As Bunkie Knudsen cautiously allowed, "only time will tell" if he can reverse Chevrolet's lead. He likes to remember one of the few pieces of advice his father gave him: "In this business, the competition will bite you if you keep running; if you stand still, they will swallow you." Bunkie Knudsen has been mostly running ever since the day in 1927 when his father announced that he could have a new Chevrolet if he would stop by the plant. Bunkie, 14, found the car waiting--in several thousand pieces. "It took me a couple of months to put it together," he recalls, "but I finally got it running."
After a year at Dartmouth and an engineering degree from M.I.T. ('36), Bunkie went to work for a Detroit machine shop. He reached Pontiac in 1939 as a menial "tool chaser." Then, for a decade, he tried out anything that might broaden his experience from defense-plant inspector to car-assembly superintendent.
In all, Knudsen worked for 106 G.M. plants before, at 43, he was made boss of the drooping Pontiac Division. His first move was to order styling changes on the 1957 model to rid Pontiac of its "grandma" image--something that few automen would have dared just 60 days away from volume production. Off came two pieces of chrome across the hood and trunk lid--no matter that his fa ther had introduced them in 1935. Next, Knudsen reached for what the youth of the day wanted. He brought out a 21 in. wider and flashier model to appeal to young drivers. Soon, Pontiac sales jumped from sixth place to third in the U.S. market, and they have remained there ever since. When Knudsen switched to being boss of Chevrolet, G.M.'s largest division, he turned in another dazzling sales record. After more promotions, he moved up to executive vice president two years ago.
In the end, Knudsen missed the presidency because of General Motors' tradition of always having at least two men ready to take over every job. And Ed Cole, three years his senior, with many of the same qualifications, had, after all, run Chevrolet and become an executive vice president before him.

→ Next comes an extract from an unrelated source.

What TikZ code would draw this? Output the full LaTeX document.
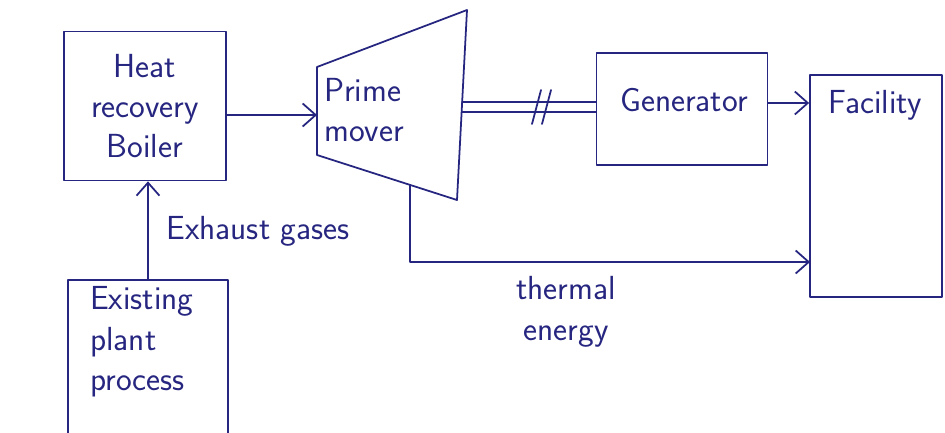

Abandoned Options. By jumping to Ford, Knudsen forfeited some $674,000 of accrued but unpaid G.M. bonuses. He also abandoned options to buy at least 30,000 more shares of G.M. common stock, although he insisted that he would keep the 42,507 shares he already owns. For the time being, Knudsen's Ford pay remains undisclosed (under SEC rules, it must be divulged to stockholders in April before Ford's annual meeting).
Knudsen's impact in Ford's fight in the auto market could be considerable. Despite such trend-setting firsts as the sporty Mustang and the intermediatesized Fairlane, Ford's share of domestic auto sales has slipped from 31% of U.S.-made cars in 1961 to no more than 28% since. Ford's latest strategy is to battle for the medium-priced market, which G.M. dominates with its Pontiacs, Oldsmobiles and Buicks. Obviously, Knudsen carries in his head much inside knowledge--from styling to engineering to marketing--of G.M.'s future plans. Nor can he erase them from his mind. But as automen quickly recognized, this was hardly what Henry Ford sought. What counts is the disciplined insight Ford most can use: Knudsen's ingrained intimacy with the concepts and techniques (from cost control to dealer organization) that have long made General Motors, by common consent of both friends and foes, one of the world's best-managed corporations.
As for Henry Ford himself, reports persisted around the auto business last week that he might soon step aside as head of the company he has run since 1945, perhaps to take a Cabinet post in Washington. "That's a lot of baloney," Ford said. "I'm going to continue to do just what I've always done--right here in Detroit."
* His father gave him the nickname as a boy. It is argot for military barracks mates who are buddies.